According to an early record of the martyrdom of Polycarp, the aged Smyrnan Christian leader, “the whole multitude both of the heathen and the Jews, who dwelt at Smyrna, cried out with uncontrollable fury” in demanding that Polycarp die by fire. the crowds even gathered wood for the fire, “the Jews especially, according to custom, eagerly assisting them in it” (Martyrdom of Polycarp 12, 13).

And their persecution increased the Roman problem, as Rome saw them as a separate group from the Jews.

Internal division was increasing and life-threatening. The Ephesian Christians had forsaken Christ, their first love. Believers at Pergamum and Thyatira were compromising with false teachings and immorality. The church at Sardis was “asleep” and dying spiritually. The Laodiceans were self-sufficient and proud.
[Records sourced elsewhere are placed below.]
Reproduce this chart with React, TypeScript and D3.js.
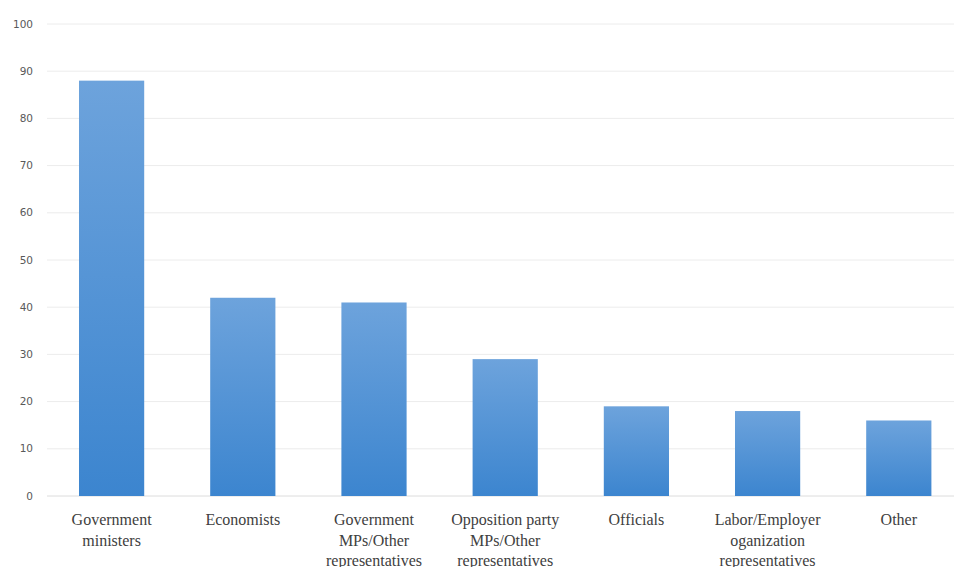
import React from "react";
import * as d3 from "d3";

const categories: string[][] = [
  ["Government", "ministers"],
  ["Economists"],
  ["Government", "MPs/Other", "representatives"],
  ["Opposition party", "MPs/Other", "representatives"],
  ["Officials"],
  ["Labor/Employer", "oganization", "representatives"],
  ["Other"],
];
const values: number[] = [88, 42, 41, 29, 19, 18, 16];
const yTicks: number[] = [0, 10, 20, 30, 40, 50, 60, 70, 80, 90, 100];

const W = 954;
const H = 567;

export default function App() {
  const keys = categories.map((c) => c.join(" "));
  const x = d3.scaleBand<string>().domain(keys).range([46, 964.4]).paddingInner(0.503).paddingOuter(0.2515);
  const y = d3.scaleLinear().domain([0, 100]).range([496, 24]);
  return (
    <svg width={W} height={H} style={{ position: "absolute", left: 0, top: 0, background: "#fff" }}>
      <defs>
        <linearGradient id="barGrad" x1="0" y1="0" x2="0" y2="1">
          <stop offset="0%" stopColor="#6da3dc" />
          <stop offset="100%" stopColor="#3c85cf" />
        </linearGradient>
      </defs>
      {yTicks.map((t) => (
        <g key={t}>
          <line x1={47} x2={W} y1={y(t)} y2={y(t)} stroke={t === 0 ? "#dcdcdc" : "#ececec"} strokeWidth={1} />
          <text x={33} y={y(t)} dy="0.35em" textAnchor="end" style={{ fontFamily: "'DejaVu Sans', sans-serif" }} fontSize={10.5} fill="#595959">
            {t}
          </text>
        </g>
      ))}
      {values.map((v, i) => (
        <rect key={i} x={x(keys[i])} y={y(v)} width={x.bandwidth()} height={y(0) - y(v)} fill="url(#barGrad)" />
      ))}
      {categories.map((lines, i) => (
        <text key={i} textAnchor="middle" style={{ fontFamily: "'Times New Roman', Tinos, 'Noto Serif', FreeSerif, Times, 'Liberation Serif', serif" }} fontSize={16} fill="#404040">
          {lines.map((l, j) => (
            <tspan key={j} x={(x(keys[i]) as number) + x.bandwidth() / 2} y={525 + j * 20.5}>
              {l}
            </tspan>
          ))}
        </text>
      ))}
    </svg>
  );
}
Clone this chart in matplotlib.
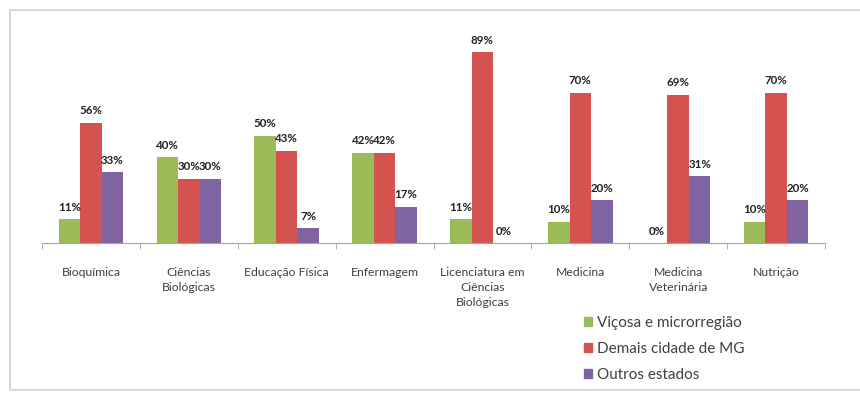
import numpy as np
import matplotlib.pyplot as plt
from matplotlib.patches import Patch, Rectangle

plt.rcParams['font.family'] = ['Lato', 'DejaVu Sans']

cursos = ["Bioquímica", "Ciências\nBiológicas", "Educação Física", "Enfermagem",
          "Licenciatura em\nCiências\nBiológicas", "Medicina", "Medicina\nVeterinária", "Nutrição"]
vicosa = [11, 40, 50, 42, 11, 10, 0, 10]
demais_mg = [56, 30, 43, 42, 89, 70, 69, 70]
outros = [33, 30, 7, 17, 0, 20, 31, 20]

series = [("Viçosa e microrregião", vicosa, "#9bbb59"),
          ("Demais cidade de MG", demais_mg, "#d4524f"),
          ("Outros estados", outros, "#8064a2")]

fig = plt.figure(figsize=(8.6, 3.96), dpi=100)
# moldura do gráfico
fig.patches.append(Rectangle((10 / 860, 6 / 396), 860, 380 / 396, transform=fig.transFigure,
                             fill=False, edgecolor="#d0d0d0", linewidth=1.2))

ax = fig.add_axes([42 / 860, 1 - 243 / 396, (825 - 42) / 860, (243 - 28.4) / 396])
x = np.arange(len(cursos))
w = 0.22
for i, (nome, vals, cor) in enumerate(series):
    pos = x + (i - 1) * w
    ax.bar(pos, vals, width=w, color=cor, label=nome)
    for p, v in zip(pos, vals):
        ax.text(p, v + 3, f"{v}%", ha="center", va="bottom", fontsize=8.3,
                fontweight="bold", color="#222222")

ax.set_xlim(-0.5, len(cursos) - 0.5)
ax.set_ylim(0, 100)
ax.set_yticks([])
for s in ["top", "right", "left"]:
    ax.spines[s].set_visible(False)
ax.spines["bottom"].set_color("#a0a0b0")
ax.set_xticks(x)
ax.set_xticklabels(cursos, fontsize=8.8, color="#404040", linespacing=1.45, va="top")
ax.tick_params(axis="x", which="major", length=0, pad=17)
ax.set_xticks(np.arange(len(cursos) + 1) - 0.5, minor=True)
ax.tick_params(axis="x", which="minor", length=4, color="#a0a0b0")

handles = [Patch(color=c, label=n) for n, _, c in series]
fig.legend(handles=handles, loc="upper left", bbox_to_anchor=(570 / 860, 1 - 302 / 396),
           frameon=False, fontsize=11, handlelength=0.55, handleheight=0.55,
           handletextpad=0.3, labelspacing=0.8, labelcolor="#404040")

fig.savefig("out.png", dpi=100)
Thus the first readers of these letters were facing a future as uncertain as our own. What would their external circumstances bring? What would come of their internal, moral, spiritual problems?

We face nothing in our future more difficult than what they faced in theirs.

How should we read Revelation?

There are several views about how Revelation should be interpreted. The following are short descriptions of the most common.

Preterist: the events recorded in Revelation have already been fulfilled.

Continuous Historical: Revelation is a forecast of the entire history of the church; this view attempts to correlate passages in the book with specific historical events. For instance, Barnes’ Notes comments on Revelation 8.8-9: “A third of the sea turned into blood, a third of the living creatures in the sea died, and a third of the ships were destroyed.” Barnes locates this event with the invasion of Rome by Genseric, at the head of the Vandals, in AD 428-468, and writes four pages to defend his position.

Theological Principles: Revelation is a religious philosophy of life which demonstrates how things turn out in a world where evil seems to be in control but God is the actual ruler.

Social Interpretation: Revelation teaches a particular social agenda, in which God’s Kingdom overcomes the existing, hostile, godless powers.

Dispensational Premillennialism: a literal approach wherever possible, separating Israel from the Church, and teaching a literal rapture, 7-year tribulation, and 1000-year millennial rule of Christ on earth.

Historic Premillennialism: no rapture or 7-year tribulation.

Postmillennialism: Christ will return after the millennium.

Amillennialism: the prophecies of a future millennium are highly symbolic; seven sections move in parallel with one another.

I will give you my approach in a later study.

Jesus has been where we are right now. We will go through nothing today or this week which he and the first Christians did not face. He offers us the hope of his help and presence. We win!